## [WHAT THIS TASK INVOLVES]
Go through the data below and copy it exactly, skipping every picture.

## [STORED DATA]
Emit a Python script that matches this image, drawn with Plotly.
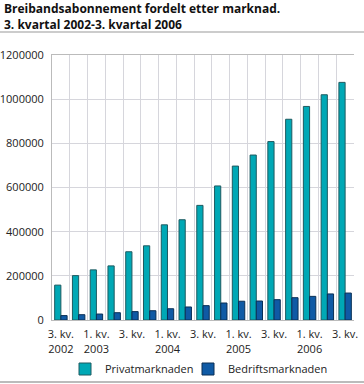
import plotly.graph_objects as go

quarters = ["3. kv. 2002", "4. kv. 2002", "1. kv. 2003", "2. kv. 2003", "3. kv. 2003",
            "4. kv. 2003", "1. kv. 2004", "2. kv. 2004", "3. kv. 2004", "4. kv. 2004",
            "1. kv. 2005", "2. kv. 2005", "3. kv. 2005", "4. kv. 2005", "1. kv. 2006",
            "2. kv. 2006", "3. kv. 2006"]
privat = [158000, 201000, 227000, 245000, 309000, 336000, 431000, 454000, 519000,
          607000, 697000, 747000, 808000, 909000, 967000, 1020000, 1076000]
bedrift = [20000, 24000, 27000, 33000, 38000, 42000, 51000, 59000, 65000,
           77000, 85000, 86000, 92000, 101000, 107000, 118000, 122000]
tick_labels = ["3. kv.<br>2002", "1. kv.<br>2003", "3. kv.", "1. kv.<br>2004", "3. kv.",
               "1. kv.<br>2005", "3. kv.", "1. kv.<br>2006", "3. kv."]
y_ticks = [0, 200000, 400000, 600000, 800000, 1000000, 1200000]
title_lines = ["Breibandsabonnement fordelt etter marknad.", "3. kvartal 2002-3. kvartal 2006"]

x = list(range(len(quarters)))
font = "Open Sans, Noto Sans, sans-serif"
PH = 265  # plot height in px
PW = 302  # plot width in px
ML, MT = 52, 55

fig = go.Figure()
fig.add_trace(go.Bar(x=x, y=privat, name="Privatmarknaden", marker_color="#00A8B5",
                     marker_line=dict(color="#1E5A60", width=1), hovertext=quarters,
                     legend="legend"))
fig.add_trace(go.Bar(x=x, y=bedrift, name="Bedriftsmarknaden", marker_color="#0F5AA5",
                     marker_line=dict(color="#0A2F55", width=1), hovertext=quarters,
                     legend="legend2"))

leg_common = dict(orientation="h", xanchor="left", yanchor="middle", y=-(369 - MT - PH) / PH,
                  font=dict(size=11), itemwidth=30, bgcolor="rgba(0,0,0,0)")

fig.update_layout(
    width=364, height=384,
    margin=dict(l=ML, r=10, t=MT, b=64, autoexpand=False),
    paper_bgcolor="white", plot_bgcolor="white",
    font=dict(family=font, size=11, color="#222"),
    barmode="group", bargap=0.3, bargroupgap=0,
    showlegend=True,
    legend=dict(x=(65 - ML) / PW, **leg_common),
    legend2=dict(x=(188 - ML) / PW, **leg_common),
    xaxis=dict(range=[-0.5, 16.5], tickvals=x[::2], ticktext=tick_labels,
               showgrid=False, zeroline=False, showline=True, linecolor="#BBBBBB",
               mirror=True, ticks="", tickfont=dict(size=11), ticklabelstandoff=4,
               minor=dict(tick0=-0.5, dtick=1, showgrid=True, gridcolor="#D6D6DC", gridwidth=1)),
    yaxis=dict(range=[0, 1200000], tickvals=y_ticks, tickformat="d",
               showgrid=True, gridcolor="#D6D6DC", zeroline=False,
               showline=True, linecolor="#BBBBBB", ticks="", tickfont=dict(size=11),
               ticklabelstandoff=5),
    annotations=[
        dict(text="<b>" + title_lines[0] + "</b>", xref="paper", yref="paper",
             x=-(ML - 2) / PW, y=1 + (MT - 8.5) / PH, xanchor="left", yanchor="middle",
             showarrow=False, font=dict(family=font, size=12, color="#111")),
        dict(text="<b>" + title_lines[1] + "</b>", xref="paper", yref="paper",
             x=-(ML - 2) / PW, y=1 + (MT - 24.5) / PH, xanchor="left", yanchor="middle",
             showarrow=False, font=dict(family=font, size=12, color="#111")),
    ],
    shapes=[
        dict(type="line", xref="paper", yref="paper", x0=-ML / PW, x1=1 + 10 / PW,
             y0=1 + 23 / PH, y1=1 + 23 / PH, line=dict(color="#999999", width=1)),
        dict(type="line", xref="paper", yref="paper", x0=-ML / PW, x1=1 + 10 / PW,
             y0=-62 / PH, y1=-62 / PH, line=dict(color="#BBBBBB", width=2)),
    ],
)

fig.write_html("out.html", config={"displayModeBar": False},
               post_script="document.body.style.margin='0px';")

## [FULL ANSWER]
Emit a Python script that matches this image, drawn with Plotly.
import plotly.graph_objects as go

quarters = ["3. kv. 2002", "4. kv. 2002", "1. kv. 2003", "2. kv. 2003", "3. kv. 2003",
            "4. kv. 2003", "1. kv. 2004", "2. kv. 2004", "3. kv. 2004", "4. kv. 2004",
            "1. kv. 2005", "2. kv. 2005", "3. kv. 2005", "4. kv. 2005", "1. kv. 2006",
            "2. kv. 2006", "3. kv. 2006"]
privat = [158000, 201000, 227000, 245000, 309000, 336000, 431000, 454000, 519000,
          607000, 697000, 747000, 808000, 909000, 967000, 1020000, 1076000]
bedrift = [20000, 24000, 27000, 33000, 38000, 42000, 51000, 59000, 65000,
           77000, 85000, 86000, 92000, 101000, 107000, 118000, 122000]
tick_labels = ["3. kv.<br>2002", "1. kv.<br>2003", "3. kv.", "1. kv.<br>2004", "3. kv.",
               "1. kv.<br>2005", "3. kv.", "1. kv.<br>2006", "3. kv."]
y_ticks = [0, 200000, 400000, 600000, 800000, 1000000, 1200000]
title_lines = ["Breibandsabonnement fordelt etter marknad.", "3. kvartal 2002-3. kvartal 2006"]

x = list(range(len(quarters)))
font = "Open Sans, Noto Sans, sans-serif"
PH = 265  # plot height in px
PW = 302  # plot width in px
ML, MT = 52, 55

fig = go.Figure()
fig.add_trace(go.Bar(x=x, y=privat, name="Privatmarknaden", marker_color="#00A8B5",
                     marker_line=dict(color="#1E5A60", width=1), hovertext=quarters,
                     legend="legend"))
fig.add_trace(go.Bar(x=x, y=bedrift, name="Bedriftsmarknaden", marker_color="#0F5AA5",
                     marker_line=dict(color="#0A2F55", width=1), hovertext=quarters,
                     legend="legend2"))

leg_common = dict(orientation="h", xanchor="left", yanchor="middle", y=-(369 - MT - PH) / PH,
                  font=dict(size=11), itemwidth=30, bgcolor="rgba(0,0,0,0)")

fig.update_layout(
    width=364, height=384,
    margin=dict(l=ML, r=10, t=MT, b=64, autoexpand=False),
    paper_bgcolor="white", plot_bgcolor="white",
    font=dict(family=font, size=11, color="#222"),
    barmode="group", bargap=0.3, bargroupgap=0,
    showlegend=True,
    legend=dict(x=(65 - ML) / PW, **leg_common),
    legend2=dict(x=(188 - ML) / PW, **leg_common),
    xaxis=dict(range=[-0.5, 16.5], tickvals=x[::2], ticktext=tick_labels,
               showgrid=False, zeroline=False, showline=True, linecolor="#BBBBBB",
               mirror=True, ticks="", tickfont=dict(size=11), ticklabelstandoff=4,
               minor=dict(tick0=-0.5, dtick=1, showgrid=True, gridcolor="#D6D6DC", gridwidth=1)),
    yaxis=dict(range=[0, 1200000], tickvals=y_ticks, tickformat="d",
               showgrid=True, gridcolor="#D6D6DC", zeroline=False,
               showline=True, linecolor="#BBBBBB", ticks="", tickfont=dict(size=11),
               ticklabelstandoff=5),
    annotations=[
        dict(text="<b>" + title_lines[0] + "</b>", xref="paper", yref="paper",
             x=-(ML - 2) / PW, y=1 + (MT - 8.5) / PH, xanchor="left", yanchor="middle",
             showarrow=False, font=dict(family=font, size=12, color="#111")),
        dict(text="<b>" + title_lines[1] + "</b>", xref="paper", yref="paper",
             x=-(ML - 2) / PW, y=1 + (MT - 24.5) / PH, xanchor="left", yanchor="middle",
             showarrow=False, font=dict(family=font, size=12, color="#111")),
    ],
    shapes=[
        dict(type="line", xref="paper", yref="paper", x0=-ML / PW, x1=1 + 10 / PW,
             y0=1 + 23 / PH, y1=1 + 23 / PH, line=dict(color="#999999", width=1)),
        dict(type="line", xref="paper", yref="paper", x0=-ML / PW, x1=1 + 10 / PW,
             y0=-62 / PH, y1=-62 / PH, line=dict(color="#BBBBBB", width=2)),
    ],
)

fig.write_html("out.html", config={"displayModeBar": False},
               post_script="document.body.style.margin='0px';")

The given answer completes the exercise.